I understand that the Attorney-General, in the other place earlier today, stood and said, 'We will not be legislating for data retention at this time.' This has been set to rest and neutralised as an election issue, which is precisely what Minister Conroy did in an earlier form of the internet filter before the 2010 election, and has been neutralised as a political issue. I predict that if there is a new Attorney-General post-election, or even if there is not, this proposal will come back; I have absolutely no doubt about that whatsoever. It will be exhumed in a different form, with a few of the committee's recommendations attached, and it will be back. And it is a proposal I suspect will have to be fought and contested, potentially, again and again.
We need to pay very careful attention to what has happened in the United States. The only issue I have with Senator Faulkner's contribution—when he said that the regime under which metadata and warranted content data are accessed is different in Australia compared with the United States—is that US legislators by and large had no idea what the National Security Agency was doing under the Patriot Act on the orders of this secret court, which had absolutely no obligations to report to the public at all.

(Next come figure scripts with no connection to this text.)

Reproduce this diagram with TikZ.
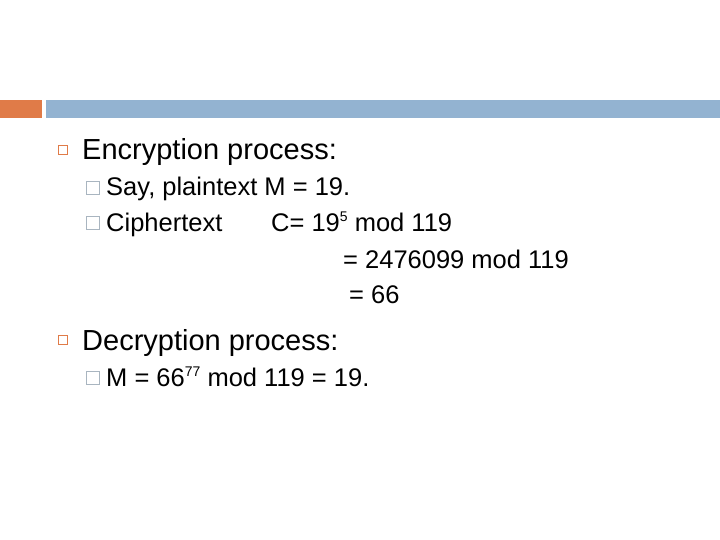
\documentclass[tikz,border=0pt]{standalone}
\usepackage{fontspec}
\setmainfont{Liberation Sans}
\definecolor{orbar}{HTML}{E07B48}
\definecolor{blbar}{HTML}{93B3D1}
\definecolor{bgray}{HTML}{A9B5C0}
\newcommand{\supx}[1]{\raisebox{0.36em}{\fontsize{14}{14}\selectfont #1}}
\begin{document}
\begin{tikzpicture}[x=1pt,y=-1pt,
  lone/.style={anchor=base west,inner sep=0pt,font=\fontsize{29}{32}\selectfont},
  ltwo/.style={anchor=base west,inner sep=0pt,font=\fontsize{25.5}{28}\selectfont},
  obul/.style={draw=orbar,line width=1.3pt,minimum size=9pt,inner sep=0pt},
  gbul/.style={draw=bgray,line width=0.8pt,minimum size=13pt,inner sep=0pt}]
\useasboundingbox (0,0) rectangle (720,540);
\fill[orbar] (0,100) rectangle (42,118);
\fill[blbar] (46,100) rectangle (720,118);
\node[obul] (b1) at (63,150) {};
\node[lone] (t1) at (82,160) {Encryption process:};
\node[gbul] (b2) at (93,188) {};
\node[ltwo] (t2) at (106,196) {Say, plaintext M = 19.};
\node[gbul] (b3) at (93,223) {};
\node[ltwo] (t3) at (106,231) {Ciphertext};
\node[ltwo] (t4) at (271,231) {C= 19\supx{5} mod 119};
\node[ltwo] (t5) at (343,268) {= 2476099 mod 119};
\node[ltwo] (t6) at (349,303) {= 66};
\node[obul] (b4) at (63,340) {};
\node[lone] (t7) at (82,350) {Decryption process:};
\node[gbul] (b5) at (93,378) {};
\node[ltwo] (t8) at (106,386) {M = 66\supx{77} mod 119 = 19.};
\end{tikzpicture}
\end{document}
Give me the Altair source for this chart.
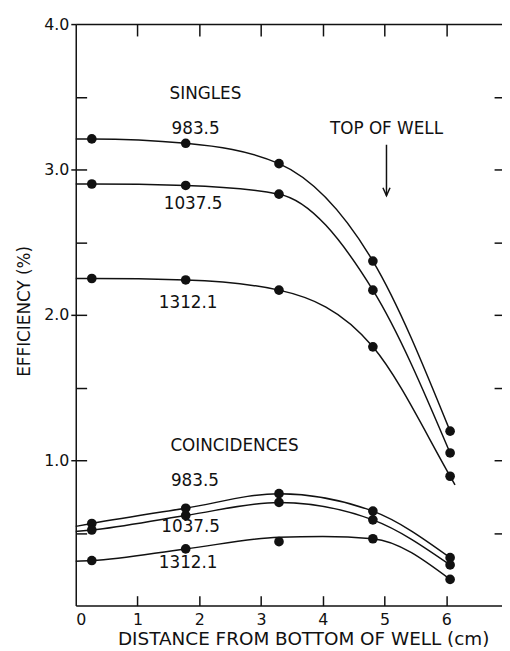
import altair as alt
import pandas as pd

# ---- data ----
series = ["S983.5", "S1037.5", "S1312.1", "C983.5", "C1037.5", "C1312.1"]

# measured points (distance, efficiency %)
pt_x = [0.26, 1.78, 3.29, 4.81, 6.06]
pt_s983 = [3.21, 3.18, 3.04, 2.37, 1.20]
pt_s1037 = [2.90, 2.89, 2.83, 2.17, 1.05]
pt_s1312 = [2.25, 2.24, 2.17, 1.78, 0.89]
pt_c983 = [0.565, 0.67, 0.77, 0.65, 0.33]
pt_c1037 = [0.52, 0.62, 0.71, 0.59, 0.28]
pt_c1312 = [0.31, 0.39, 0.44, 0.46, 0.18]

# hand-drawn smooth curves
cv_s983_x = [0, 0.26, 1.78, 3.29, 4.81, 6.06]
cv_s983_y = [3.21, 3.21, 3.18, 3.04, 2.37, 1.20]
cv_s1037_x = [0, 0.26, 1.78, 3.29, 4.81, 6.06]
cv_s1037_y = [2.90, 2.90, 2.89, 2.83, 2.17, 1.05]
cv_s1312_x = [0, 0.26, 1.78, 3.29, 4.81, 6.06, 6.14]
cv_s1312_y = [2.25, 2.25, 2.24, 2.17, 1.78, 0.89, 0.83]
cv_c983_x = [0, 0.26, 1.78, 3.29, 4.81, 6.06]
cv_c983_y = [0.545, 0.565, 0.67, 0.77, 0.65, 0.33]
cv_c1037_x = [0, 0.26, 1.78, 3.29, 4.81, 6.06]
cv_c1037_y = [0.51, 0.52, 0.62, 0.71, 0.59, 0.28]
cv_c1312_x = [0, 0.26, 1.78, 3.29, 4.0, 4.81, 6.06]
cv_c1312_y = [0.305, 0.31, 0.39, 0.47, 0.475, 0.46, 0.18]

# annotations
lab_text = ["SINGLES", "983.5", "1037.5", "1312.1", "TOP OF WELL",
            "COINCIDENCES", "983.5", "1037.5", "1312.1"]
lab_x = [2.1, 1.94, 1.9, 1.82, 5.03, 2.57, 1.93, 1.86, 1.82]
lab_y = [3.52, 3.28, 2.76, 2.08, 3.28, 1.10, 0.86, 0.54, 0.29]

arrow_x = [5.03]
arrow_top = [3.17]
arrow_tip = [2.82]

x_ticks = [1, 2, 3, 4, 5, 6]
x_labels = [0, 1, 2, 3, 4, 5, 6]
y_labels = [1, 2, 3, 4]
y_minor = [0.5, 1, 1.5, 2, 2.5, 3, 3.5]

# ---- tables ----
pts_all = [pt_s983, pt_s1037, pt_s1312, pt_c983, pt_c1037, pt_c1312]
pts_df = pd.DataFrame([
    {"series": s, "x": x, "y": y}
    for s, ys in zip(series, pts_all) for x, y in zip(pt_x, ys)
])
cv_all = [(cv_s983_x, cv_s983_y), (cv_s1037_x, cv_s1037_y), (cv_s1312_x, cv_s1312_y),
          (cv_c983_x, cv_c983_y), (cv_c1037_x, cv_c1037_y), (cv_c1312_x, cv_c1312_y)]
cv_df = pd.DataFrame([
    {"series": s, "x": x, "y": y, "order": i}
    for s, (xs, ys) in zip(series, cv_all) for i, (x, y) in enumerate(zip(xs, ys))
])
lab_df = pd.DataFrame({"text": lab_text, "x": lab_x, "y": lab_y})
arrow_df = pd.DataFrame({"x": arrow_x, "y": arrow_top, "y2": arrow_tip})

FONT = "DejaVu Sans"
INK = "#111111"
xs = alt.Scale(domain=[0, 6.9], nice=False, zero=False)
ys = alt.Scale(domain=[0, 4], nice=False, zero=False)

lines = alt.Chart(cv_df).mark_line(interpolate="monotone", color=INK, strokeWidth=1.5).encode(
    x=alt.X("x:Q", scale=xs, axis=alt.Axis(
        orient="bottom", values=x_labels, format="d", ticks=False, domain=True,
        domainColor=INK, domainWidth=1.5, labelFont=FONT, labelFontSize=16,
        labelColor=INK, labelPadding=6, grid=False,
        title="DISTANCE FROM BOTTOM OF WELL (cm)", titleFont=FONT, titleFontSize=18.6,
        titleFontWeight="normal", titleColor=INK, titlePadding=2, titleX=230)),
    y=alt.Y("y:Q", scale=ys, axis=alt.Axis(
        orient="left", values=y_labels, format=".1f", ticks=True, tickSize=5,
        tickColor=INK, tickWidth=1.5, domain=True, domainColor=INK, domainWidth=1.5,
        labelFont=FONT, labelFontSize=16, labelColor=INK, labelPadding=2, grid=False,
        title="EFFICIENCY (%)", titleFont=FONT, titleFontSize=17,
        titleFontWeight="normal", titleColor=INK, titlePadding=10, titleY=290)),
    detail="series:N",
    order="order:Q",
)

points = alt.Chart(pts_df).mark_circle(size=95, color=INK, opacity=1).encode(
    x=alt.X("x:Q", scale=xs, axis=alt.Axis(
        orient="bottom", offset=-10, tickSize=10, values=x_ticks, labels=False,
        domain=False, grid=False, tickColor=INK, tickWidth=1.5, title=None)),
    y=alt.Y("y:Q", scale=ys, axis=alt.Axis(
        orient="left", offset=-11, tickSize=11, values=y_minor, labels=False,
        domain=False, grid=False, tickColor=INK, tickWidth=1.5, title=None)),
    detail="series:N",
)

labels = alt.Chart(lab_df).mark_text(font=FONT, fontSize=17, color=INK).encode(
    x=alt.X("x:Q", scale=xs, axis=alt.Axis(
        orient="top", ticks=False, labels=False, domain=True, domainColor=INK,
        domainWidth=1.5, grid=False, title=None)),
    y=alt.Y("y:Q", scale=ys, axis=alt.Axis(
        orient="right", offset=-8, tickSize=8, values=y_minor, labels=False,
        domain=False, grid=False, tickColor=INK, tickWidth=1.5, title=None)),
    text="text:N",
)

arrow = alt.Chart(arrow_df).mark_rule(color=INK, strokeWidth=1.5).encode(
    x=alt.X("x:Q", scale=xs, axis=alt.Axis(
        orient="top", offset=-12, tickSize=12, values=x_ticks, labels=False,
        domain=False, grid=False, tickColor=INK, tickWidth=1.5, title=None)),
    y=alt.Y("y:Q", scale=ys, axis=None),
    y2="y2:Q",
)

head = alt.Chart(arrow_df).mark_point(
    shape="M -0.45 -1 L 0 0 L 0.45 -1", size=256, filled=False,
    color=INK, strokeWidth=1.5, opacity=1,
).encode(
    x=alt.X("x:Q", scale=xs, axis=None),
    y=alt.Y("y2:Q", scale=ys, axis=None),
)

chart = alt.layer(lines, points, labels, arrow, head).resolve_axis(
    x="independent", y="independent"
).properties(
    width=431, height=588,
    autosize=alt.AutoSizeParams(type="none"),
    padding={"left": 68.5, "top": 12.7, "right": 0, "bottom": 40},
    background="white",
).configure_view(stroke=None)

chart.save("out.html", embed_options={"renderer": "svg", "actions": False})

I wonder how much Australian legislators, in hindsight, will be able to say they knew about how these powers were being applied in Australia, either warrantless accessing of data by agencies like ASIO and DSD or the wholesale importing of content and non-content data from colleagues in the US national security establishment—sideways, and basically bypassing such due processes as identified in here.
I seek leave to continue my remarks at a later time.